Updated by Andrew Dul almost 7 years ago
I downloaded the new 2.4.2 and tried to get this working and still was unable to make it work.
The "Type of Password" drop down is a bit confusing. I've used the same password with FRR & my BGP neighbor and selected "FRR and setkey Bidirectional" but that didn't work. The test switch Arista vEOS still reports
Bgp: %TCP-6-BADAUTH: No MD5 digest from 192.168.1.1(33577) to 192.168.1.50(179)
Are there other changes that I need to make?
Updated by Andrew Dul almost 7 years ago
- File configs.txt configs.txt added
Attaching config files from /var/etc/frr
Updated by Matthew Fields over 6 years ago
I am using OpenBGPD on 2.3.5 and am peering using an MD5 password to a Cisco device, when I upgraded to 2.4.2, the MD5 password is not getting passed through at all or at least incorrectly (according to the receiving end).
Is there anything above that would be helpful to get OpenBGPD working with MD5 in 2.4.x?
Updated by Anonymous over 6 years ago
I recently upgraded some systems from 2.3.5 to 2.4.3 and found that FRR BGP MD5 support is now broken. When the outgoing interface is physical / LAGG it was sufficient to enable hardware checksum support to fix the issue. When the outgoing interface is an OpenVPN tunnel there is no such option, so BGP MD5 support is still broken.

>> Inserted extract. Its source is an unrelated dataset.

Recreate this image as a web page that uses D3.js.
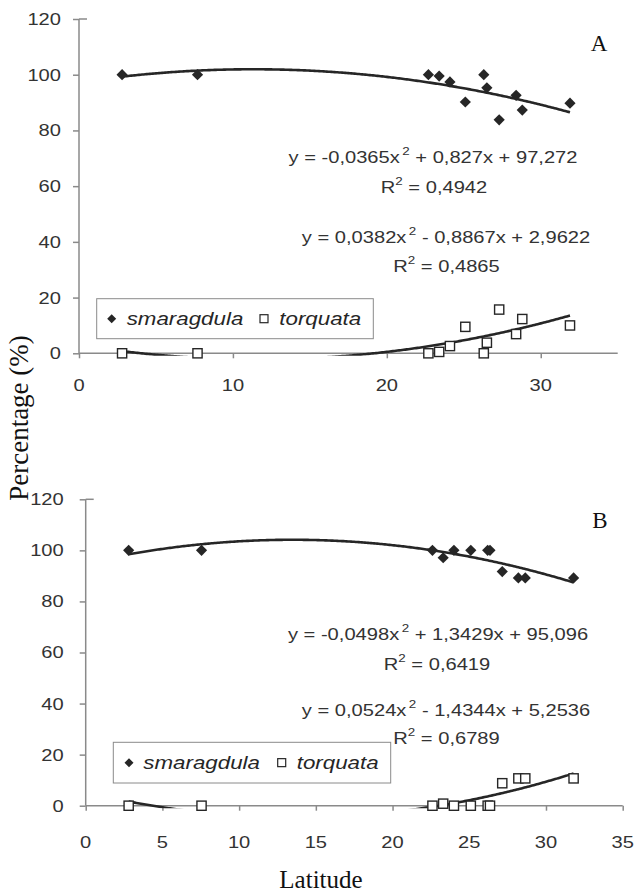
<!DOCTYPE html>
<html><head><meta charset="utf-8">
<script src="https://cdn.jsdelivr.net/npm/d3@7"></script>
<style>body{margin:0;background:#fff} svg{display:block}</style>
</head><body>
<svg id="chart" width="642" height="893"></svg>
<script>
// ---- data ----
const latA = [2.8, 7.7, 22.7, 23.4, 24.1, 25.1, 26.3, 26.5, 27.3, 28.4, 28.8, 31.9];
const smaragdulaA = [100, 100, 100, 99.5, 97.4, 90.2, 100, 95.3, 83.8, 92.6, 87.3, 89.8];
const torquataA = [0, 0, 0, 0.5, 2.6, 9.5, 0, 3.8, 15.7, 6.9, 12.3, 10];
const latB = [2.8, 7.55, 22.6, 23.3, 24.0, 25.1, 26.2, 26.35, 27.15, 28.2, 28.65, 31.8];
const smaragdulaB = [100, 100, 100, 97.1, 100, 100, 100, 100, 91.7, 89.2, 89.2, 89.2];
const torquataB = [0, 0, 0, 0.8, 0, 0, 0, 0, 8.8, 10.7, 10.7, 10.7];
// polynomial trendline coefficients [c0, c1, c2] as printed on the chart
const trendA_s = [97.272, 0.827, -0.0365];
const trendA_t = [2.9622, -0.8867, 0.0382];
const trendB_s = [95.096, 1.3429, -0.0498];
const trendB_t = [5.2536, -1.4344, 0.0524];
const eqA = [["y = -0,0365x", "2", " + 0,827x + 97,272"], ["y = 0,0382x", "2", " - 0,8867x + 2,9622"]];
const r2A = ["0,4942", "0,4865"];
const eqB = [["y = -0,0498x", "2", " + 1,3429x + 95,096"], ["y = 0,0524x", "2", " - 1,4344x + 5,2536"]];
const r2B = ["0,6419", "0,6789"];
const yTicks = [0, 20, 40, 60, 80, 100, 120];
const xTicksA = [0, 10, 20, 30];
const xTicksB = [0, 5, 10, 15, 20, 25, 30, 35];
const seriesNames = ["smaragdula", "torquata"];

const svg = d3.select("#chart");
const SANS = "'Liberation Sans', Arial, sans-serif";
const SERIF = "'Liberation Serif', 'Times New Roman', serif";
const STRETCH = 1.22;
const AX = "#8a8a8a", INK = "#262626", TXT = "#333";

function stretched(g, x, y, size, anchor) {
  return g.append("text")
    .attr("transform", `translate(${x},${y}) scale(${STRETCH},1)`)
    .attr("font-family", SANS).attr("font-size", size)
    .attr("fill", TXT).attr("text-anchor", anchor);
}

function panel(cfg) {
  const g = svg.append("g");
  const x = d3.scaleLinear().domain([0, 35]).range(cfg.xr);
  const y = d3.scaleLinear().domain([0, 120]).range(cfg.yr);
  const clipId = "clip" + cfg.id;
  svg.append("clipPath").attr("id", clipId).append("rect")
    .attr("x", x(0)).attr("y", y(120) - 2).attr("width", x(35) - x(0)).attr("height", y(0) - y(120) + 4.5);

  // axes
  const ya = g.append("g").attr("transform", `translate(${x(0)},0)`)
    .call(d3.axisLeft(y).tickValues(yTicks).tickSize(6).tickFormat(""));
  const xa = g.append("g").attr("transform", `translate(0,${y(0)})`)
    .call(d3.axisBottom(x).tickValues(cfg.xTicks).tickSize(5).tickFormat(""));
  [ya, xa].forEach(a => {
    a.select(".domain").attr("stroke", AX).attr("stroke-width", 1.5);
    a.selectAll(".tick line").attr("stroke", AX).attr("stroke-width", 1.5);
  });
  ya.select(".domain").attr("d", `M0,${y(120)}V${y(0)}`);
  xa.select(".domain").attr("d", `M${x(0)},0H${x(35)}`);
  g.append("line").attr("x1", x(0)).attr("x2", x(0) + 8).attr("y1", y(120)).attr("y2", y(120))
    .attr("stroke", AX).attr("stroke-width", 1.5);
  yTicks.forEach(v => stretched(g, x(0) - cfg.yGap, y(v), 16.5, "end").attr("dy", "0.36em").text(v));
  cfg.xTicks.forEach(v => stretched(g, x(v), y(0) + cfg.xGap, 16.5, "middle").attr("dy", "0.36em").text(v));

  // trendlines
  const line = d3.line().x(d => x(d[0])).y(d => y(d[1]));
  [[cfg.ts, cfg.lat], [cfg.tt, cfg.lat]].forEach(([c, lat]) => {
    const lo = d3.min(lat), hi = d3.max(lat);
    const pts = d3.range(lo, hi, 0.1).concat([hi]).map(v => [v, c[0] + c[1] * v + c[2] * v * v]);
    g.append("path").attr("d", line(pts)).attr("fill", "none").attr("stroke", INK)
      .attr("stroke-width", 2.6).attr("clip-path", `url(#${clipId})`);
  });

  // markers
  const dia = r => `M0,${-r}L${r},0L0,${r}L${-r},0Z`;
  g.selectAll(".sm").data(cfg.lat.map((v, i) => [v, cfg.s[i]])).join("path")
    .attr("transform", d => `translate(${x(d[0])},${y(d[1])})`).attr("d", dia(5.6)).attr("fill", INK);
  g.selectAll(".tq").data(cfg.lat.map((v, i) => [v, cfg.t[i]])).join("rect")
    .attr("x", d => x(d[0]) - 4.6).attr("y", d => y(d[1]) - 4.6).attr("width", 9.2).attr("height", 9.2)
    .attr("fill", "#fff").attr("stroke", INK).attr("stroke-width", 1.4);

  // equations
  cfg.eqs.forEach((e, i) => {
    const p = cfg.eqPos[i];
    const t = stretched(g, p[0], p[1], 16.5, "middle").attr("dy", "0.36em");
    t.append("tspan").text(e[0]);
    t.append("tspan").attr("font-size", 11).attr("dy", "-0.75em").attr("dx", 2).text(e[1]);
    t.append("tspan").attr("dy", "0.5em").text(e[2]);
    const r = cfg.r2Pos[i];
    const t2 = stretched(g, r[0], r[1], 16.5, "middle").attr("dy", "0.36em");
    t2.append("tspan").text("R");
    t2.append("tspan").attr("font-size", 11).attr("dy", "-0.75em").text("2");
    t2.append("tspan").attr("dy", "0.5em").text(" = " + cfg.r2[i]);
  });

  // legend
  const L = cfg.leg;
  g.append("rect").attr("x", L.x).attr("y", L.y).attr("width", L.w).attr("height", L.h)
    .attr("fill", "#fff").attr("stroke", AX).attr("stroke-width", 1);
  const cy = L.y + L.h / 2;
  g.append("path").attr("transform", `translate(${L.m1},${cy})`).attr("d", dia(4.5)).attr("fill", INK);
  stretched(g, L.t1, cy, 18.3, "start").attr("font-style", "italic").attr("fill", INK).attr("dy", "0.34em").text(seriesNames[0]);
  g.append("rect").attr("x", L.m2 - 4).attr("y", cy - 4).attr("width", 8).attr("height", 8)
    .attr("fill", "#fff").attr("stroke", INK).attr("stroke-width", 1.2);
  stretched(g, L.t2, cy, 18.3, "start").attr("font-style", "italic").attr("fill", INK).attr("dy", "0.34em").text(seriesNames[1]);

  g.append("text").attr("x", cfg.lab[0]).attr("y", cfg.lab[1]).attr("dy", "0.35em")
    .attr("text-anchor", "middle").attr("font-family", SERIF).attr("font-size", 23).attr("fill", "#111")
    .text(cfg.id);
}

panel({
  id: "A", xr: [79, 617.7], yr: [353.3, 19], xTicks: xTicksA, yGap: 18, xGap: 32,
  lat: latA, s: smaragdulaA, t: torquataA, ts: trendA_s, tt: trendA_t,
  eqs: eqA, r2: r2A, eqPos: [[433, 157], [446, 237]], r2Pos: [[434, 187.5], [446.5, 266.5]],
  leg: {x: 96.7, y: 298.7, w: 276.6, h: 40, m1: 111.7, t1: 126.7, m2: 264, t2: 279.3},
  lab: [599, 43]
});
panel({
  id: "B", xr: [85.7, 622.7], yr: [805.7, 499.3], xTicks: xTicksB, yGap: 22, xGap: 36.6,
  lat: latB, s: smaragdulaB, t: torquataB, ts: trendB_s, tt: trendB_t,
  eqs: eqB, r2: r2B, eqPos: [[438, 634], [446, 710]], r2Pos: [[437, 664], [446.5, 738]],
  leg: {x: 113.3, y: 742.3, w: 277.4, h: 40.7, m1: 129, t1: 143.3, m2: 281.7, t2: 296.7},
  lab: [600, 520]
});

svg.append("text").attr("transform", "translate(20,418) rotate(-90)").attr("dy", "0.3em")
  .attr("text-anchor", "middle").attr("font-family", SERIF).attr("font-size", 27).attr("fill", "#111")
  .text("Percentage (%)");
svg.append("text").attr("x", 321).attr("y", 880).attr("dy", "0.3em")
  .attr("text-anchor", "middle").attr("font-family", SERIF).attr("font-size", 25).attr("fill", "#111")
  .text("Latitude");
</script>
</body></html>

A new patch in https://bugs.freebsd.org/bugzilla/show_bug.cgi?id=223835 seems to fix this problem for any interface type by removing the hardware checksum requirement. Is it possible to pull in that patch for the next release?
Updated by Matthew Fields over 6 years ago
bkraptor, where is the "Enable Hardware Checksum Support" listed at? I could not seem to find it except for a checkbox to DISABLE hardware checksum.
Thanks!
Updated by Andrew Dul over 6 years ago
Can someone reopen this bug, it certainly doesn't seem like it has been resolved based on multiple people testing
Updated by Anonymous over 6 years ago
I have already opened #8407 for this issue, so feel free to continue the conversation there.
@Matthew Fields: that's the exact checkbox that triggers the enable/disable behavior I was referring to. The checkbox needs to be unticked for hardware checksum support to be enabled.
Updated by Matthew Fields over 6 years ago
bkraptor - wrote:
I have already opened #8407 for this issue, so feel free to continue the conversation there.
@Matthew Fields: that's the exact checkbox that triggers the enable/disable behavior I was referring to. The checkbox needs to be unticked for hardware checksum support to be enabled.
Okay, mine is enabled by default, however, it still has the issue with the remote side not receiving the password (MD5). I have for the time being reverted to 2.3.5_1 and will stay there until 2.4.x is fixed.